**Task description:** Restate the span of lines that starts with the line containing "Reproduce this chart" and ends with the line containing "ax.set_axisbelow(True)", word for word, including both, with nothing else.

**Information supplied:**
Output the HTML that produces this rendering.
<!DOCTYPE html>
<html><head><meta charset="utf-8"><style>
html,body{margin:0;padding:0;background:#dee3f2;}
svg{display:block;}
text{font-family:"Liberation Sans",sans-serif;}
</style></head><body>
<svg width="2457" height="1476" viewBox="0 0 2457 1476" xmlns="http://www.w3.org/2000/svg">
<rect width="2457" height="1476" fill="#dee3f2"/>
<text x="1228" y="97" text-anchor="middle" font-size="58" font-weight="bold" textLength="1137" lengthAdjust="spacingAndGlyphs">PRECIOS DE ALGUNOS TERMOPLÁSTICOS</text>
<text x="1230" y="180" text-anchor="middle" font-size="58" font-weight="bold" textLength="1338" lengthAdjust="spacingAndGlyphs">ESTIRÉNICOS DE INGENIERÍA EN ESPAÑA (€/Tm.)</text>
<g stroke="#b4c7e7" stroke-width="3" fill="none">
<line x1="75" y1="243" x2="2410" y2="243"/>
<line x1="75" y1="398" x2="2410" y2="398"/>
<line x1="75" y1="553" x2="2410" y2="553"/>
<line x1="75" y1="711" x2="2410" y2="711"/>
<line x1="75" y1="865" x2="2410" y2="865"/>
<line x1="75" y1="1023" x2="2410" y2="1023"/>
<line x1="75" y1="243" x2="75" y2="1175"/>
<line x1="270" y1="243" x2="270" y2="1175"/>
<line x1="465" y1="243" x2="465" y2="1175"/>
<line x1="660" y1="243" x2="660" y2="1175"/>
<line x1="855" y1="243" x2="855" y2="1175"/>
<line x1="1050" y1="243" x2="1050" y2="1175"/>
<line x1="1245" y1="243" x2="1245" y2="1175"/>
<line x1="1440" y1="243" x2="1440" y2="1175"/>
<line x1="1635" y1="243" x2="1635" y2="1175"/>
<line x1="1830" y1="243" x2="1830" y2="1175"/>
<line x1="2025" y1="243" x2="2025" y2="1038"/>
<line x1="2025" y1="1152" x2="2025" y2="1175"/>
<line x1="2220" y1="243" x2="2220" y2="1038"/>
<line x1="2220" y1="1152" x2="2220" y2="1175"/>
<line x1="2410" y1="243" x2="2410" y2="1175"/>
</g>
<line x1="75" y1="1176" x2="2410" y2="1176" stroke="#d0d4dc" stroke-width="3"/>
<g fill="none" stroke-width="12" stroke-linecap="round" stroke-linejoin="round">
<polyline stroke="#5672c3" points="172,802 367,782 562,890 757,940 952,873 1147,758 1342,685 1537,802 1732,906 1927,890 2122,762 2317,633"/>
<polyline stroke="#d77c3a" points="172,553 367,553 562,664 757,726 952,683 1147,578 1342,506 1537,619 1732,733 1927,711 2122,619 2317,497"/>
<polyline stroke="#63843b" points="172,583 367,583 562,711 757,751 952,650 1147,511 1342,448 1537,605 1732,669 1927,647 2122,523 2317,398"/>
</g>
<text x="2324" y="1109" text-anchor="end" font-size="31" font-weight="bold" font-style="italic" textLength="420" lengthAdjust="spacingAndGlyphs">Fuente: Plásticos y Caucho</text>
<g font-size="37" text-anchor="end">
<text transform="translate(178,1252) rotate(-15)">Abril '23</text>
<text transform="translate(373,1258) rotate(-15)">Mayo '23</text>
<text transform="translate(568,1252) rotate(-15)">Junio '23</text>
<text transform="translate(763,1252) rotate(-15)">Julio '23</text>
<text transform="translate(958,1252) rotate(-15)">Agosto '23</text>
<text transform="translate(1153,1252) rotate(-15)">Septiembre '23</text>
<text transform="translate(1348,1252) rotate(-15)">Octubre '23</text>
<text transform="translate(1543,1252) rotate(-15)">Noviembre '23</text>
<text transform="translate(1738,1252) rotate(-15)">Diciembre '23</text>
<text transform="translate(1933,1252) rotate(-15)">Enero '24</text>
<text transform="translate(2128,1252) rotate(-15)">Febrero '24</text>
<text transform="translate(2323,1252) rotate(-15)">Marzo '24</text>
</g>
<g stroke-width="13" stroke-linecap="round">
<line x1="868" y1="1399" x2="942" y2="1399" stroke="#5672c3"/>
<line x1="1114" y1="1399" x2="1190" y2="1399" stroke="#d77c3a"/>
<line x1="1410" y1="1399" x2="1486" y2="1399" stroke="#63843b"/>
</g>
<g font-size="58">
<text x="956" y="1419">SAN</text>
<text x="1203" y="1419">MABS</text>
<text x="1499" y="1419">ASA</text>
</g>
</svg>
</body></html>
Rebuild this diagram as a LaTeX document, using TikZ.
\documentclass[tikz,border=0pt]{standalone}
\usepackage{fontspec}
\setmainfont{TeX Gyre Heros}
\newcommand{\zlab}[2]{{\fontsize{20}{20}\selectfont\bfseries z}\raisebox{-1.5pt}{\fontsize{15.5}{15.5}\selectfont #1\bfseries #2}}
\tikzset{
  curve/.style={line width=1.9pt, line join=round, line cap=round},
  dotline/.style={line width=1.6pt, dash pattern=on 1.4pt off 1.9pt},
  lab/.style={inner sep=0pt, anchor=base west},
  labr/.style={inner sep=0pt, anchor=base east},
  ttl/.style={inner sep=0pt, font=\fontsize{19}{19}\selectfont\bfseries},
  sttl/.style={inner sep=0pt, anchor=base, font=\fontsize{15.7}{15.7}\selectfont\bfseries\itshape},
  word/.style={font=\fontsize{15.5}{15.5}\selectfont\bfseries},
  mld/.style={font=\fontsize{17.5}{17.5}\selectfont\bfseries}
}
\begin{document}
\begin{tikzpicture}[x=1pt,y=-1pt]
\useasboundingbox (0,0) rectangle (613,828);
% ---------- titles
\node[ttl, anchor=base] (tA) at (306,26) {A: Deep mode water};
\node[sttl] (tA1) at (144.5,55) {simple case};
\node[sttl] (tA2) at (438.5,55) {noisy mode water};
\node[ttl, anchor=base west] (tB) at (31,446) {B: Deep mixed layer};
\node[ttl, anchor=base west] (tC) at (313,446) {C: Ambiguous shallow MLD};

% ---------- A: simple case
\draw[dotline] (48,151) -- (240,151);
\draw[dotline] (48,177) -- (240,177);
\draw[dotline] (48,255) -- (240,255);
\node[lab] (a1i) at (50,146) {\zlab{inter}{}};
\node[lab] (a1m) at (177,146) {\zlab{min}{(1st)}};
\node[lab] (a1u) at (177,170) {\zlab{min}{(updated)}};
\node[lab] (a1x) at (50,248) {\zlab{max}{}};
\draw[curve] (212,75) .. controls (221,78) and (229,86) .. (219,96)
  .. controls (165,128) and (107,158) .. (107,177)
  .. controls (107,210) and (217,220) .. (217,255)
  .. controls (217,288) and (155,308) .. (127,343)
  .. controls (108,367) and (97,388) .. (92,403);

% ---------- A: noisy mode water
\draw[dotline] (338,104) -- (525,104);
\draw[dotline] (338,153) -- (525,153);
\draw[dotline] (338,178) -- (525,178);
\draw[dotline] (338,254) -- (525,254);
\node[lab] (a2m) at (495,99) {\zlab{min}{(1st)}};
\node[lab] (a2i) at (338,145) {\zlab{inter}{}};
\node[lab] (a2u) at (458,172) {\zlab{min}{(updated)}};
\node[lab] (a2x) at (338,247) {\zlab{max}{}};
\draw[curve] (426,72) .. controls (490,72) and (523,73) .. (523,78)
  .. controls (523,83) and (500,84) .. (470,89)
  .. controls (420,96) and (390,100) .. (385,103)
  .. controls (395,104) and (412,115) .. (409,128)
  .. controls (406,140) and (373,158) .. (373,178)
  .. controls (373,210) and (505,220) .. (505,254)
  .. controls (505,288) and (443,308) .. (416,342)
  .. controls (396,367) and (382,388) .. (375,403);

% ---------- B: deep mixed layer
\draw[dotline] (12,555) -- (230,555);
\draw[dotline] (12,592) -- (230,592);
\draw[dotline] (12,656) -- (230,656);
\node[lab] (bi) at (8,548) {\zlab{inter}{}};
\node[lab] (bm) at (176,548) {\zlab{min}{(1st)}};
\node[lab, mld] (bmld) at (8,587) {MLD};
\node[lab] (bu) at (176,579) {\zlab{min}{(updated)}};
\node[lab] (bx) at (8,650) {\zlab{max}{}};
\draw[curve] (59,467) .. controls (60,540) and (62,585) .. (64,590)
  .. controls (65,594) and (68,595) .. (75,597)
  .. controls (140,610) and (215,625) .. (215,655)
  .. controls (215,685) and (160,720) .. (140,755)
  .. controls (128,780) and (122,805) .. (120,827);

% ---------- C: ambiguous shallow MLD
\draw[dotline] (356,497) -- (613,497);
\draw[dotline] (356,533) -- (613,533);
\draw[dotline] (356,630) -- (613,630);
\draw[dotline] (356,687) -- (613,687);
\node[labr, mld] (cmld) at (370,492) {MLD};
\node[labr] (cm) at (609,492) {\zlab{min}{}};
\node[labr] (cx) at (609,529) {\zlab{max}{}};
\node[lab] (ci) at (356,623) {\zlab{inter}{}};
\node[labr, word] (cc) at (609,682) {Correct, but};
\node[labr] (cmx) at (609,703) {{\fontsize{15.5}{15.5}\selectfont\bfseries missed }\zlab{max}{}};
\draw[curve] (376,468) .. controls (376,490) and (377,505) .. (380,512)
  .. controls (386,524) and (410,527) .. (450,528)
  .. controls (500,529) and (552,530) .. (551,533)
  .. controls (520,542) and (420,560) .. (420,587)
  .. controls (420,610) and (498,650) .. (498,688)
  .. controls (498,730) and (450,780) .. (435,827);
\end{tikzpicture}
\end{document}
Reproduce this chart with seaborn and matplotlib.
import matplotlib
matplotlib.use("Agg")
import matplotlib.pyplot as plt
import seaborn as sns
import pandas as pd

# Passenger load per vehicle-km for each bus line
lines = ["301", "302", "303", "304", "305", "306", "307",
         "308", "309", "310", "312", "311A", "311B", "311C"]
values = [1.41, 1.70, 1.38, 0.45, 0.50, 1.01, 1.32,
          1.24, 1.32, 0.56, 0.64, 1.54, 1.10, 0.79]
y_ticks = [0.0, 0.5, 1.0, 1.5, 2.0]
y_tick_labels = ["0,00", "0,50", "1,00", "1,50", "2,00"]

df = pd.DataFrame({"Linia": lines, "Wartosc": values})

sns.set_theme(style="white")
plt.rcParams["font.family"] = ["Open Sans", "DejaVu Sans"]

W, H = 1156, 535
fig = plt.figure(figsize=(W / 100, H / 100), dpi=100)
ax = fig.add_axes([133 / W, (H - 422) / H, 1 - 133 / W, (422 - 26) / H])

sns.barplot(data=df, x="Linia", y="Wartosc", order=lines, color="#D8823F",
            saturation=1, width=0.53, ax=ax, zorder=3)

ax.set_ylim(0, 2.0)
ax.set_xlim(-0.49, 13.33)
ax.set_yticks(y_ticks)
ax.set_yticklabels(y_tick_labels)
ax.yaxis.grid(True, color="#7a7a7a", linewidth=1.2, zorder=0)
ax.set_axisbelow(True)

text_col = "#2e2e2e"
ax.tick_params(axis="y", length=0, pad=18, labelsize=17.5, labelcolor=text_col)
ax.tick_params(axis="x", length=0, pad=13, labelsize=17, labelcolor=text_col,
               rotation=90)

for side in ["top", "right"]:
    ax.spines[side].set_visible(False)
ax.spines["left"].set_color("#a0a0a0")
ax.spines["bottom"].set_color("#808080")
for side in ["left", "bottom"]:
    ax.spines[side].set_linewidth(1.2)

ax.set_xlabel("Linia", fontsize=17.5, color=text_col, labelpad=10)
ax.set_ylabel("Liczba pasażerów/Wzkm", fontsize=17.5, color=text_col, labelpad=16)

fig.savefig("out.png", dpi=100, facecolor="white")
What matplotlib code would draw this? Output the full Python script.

**Exercise result:**
Reproduce this chart with seaborn and matplotlib.
import matplotlib
matplotlib.use("Agg")
import matplotlib.pyplot as plt
import seaborn as sns
import pandas as pd

# Passenger load per vehicle-km for each bus line
lines = ["301", "302", "303", "304", "305", "306", "307",
         "308", "309", "310", "312", "311A", "311B", "311C"]
values = [1.41, 1.70, 1.38, 0.45, 0.50, 1.01, 1.32,
          1.24, 1.32, 0.56, 0.64, 1.54, 1.10, 0.79]
y_ticks = [0.0, 0.5, 1.0, 1.5, 2.0]
y_tick_labels = ["0,00", "0,50", "1,00", "1,50", "2,00"]

df = pd.DataFrame({"Linia": lines, "Wartosc": values})

sns.set_theme(style="white")
plt.rcParams["font.family"] = ["Open Sans", "DejaVu Sans"]

W, H = 1156, 535
fig = plt.figure(figsize=(W / 100, H / 100), dpi=100)
ax = fig.add_axes([133 / W, (H - 422) / H, 1 - 133 / W, (422 - 26) / H])

sns.barplot(data=df, x="Linia", y="Wartosc", order=lines, color="#D8823F",
            saturation=1, width=0.53, ax=ax, zorder=3)

ax.set_ylim(0, 2.0)
ax.set_xlim(-0.49, 13.33)
ax.set_yticks(y_ticks)
ax.set_yticklabels(y_tick_labels)
ax.yaxis.grid(True, color="#7a7a7a", linewidth=1.2, zorder=0)
ax.set_axisbelow(True)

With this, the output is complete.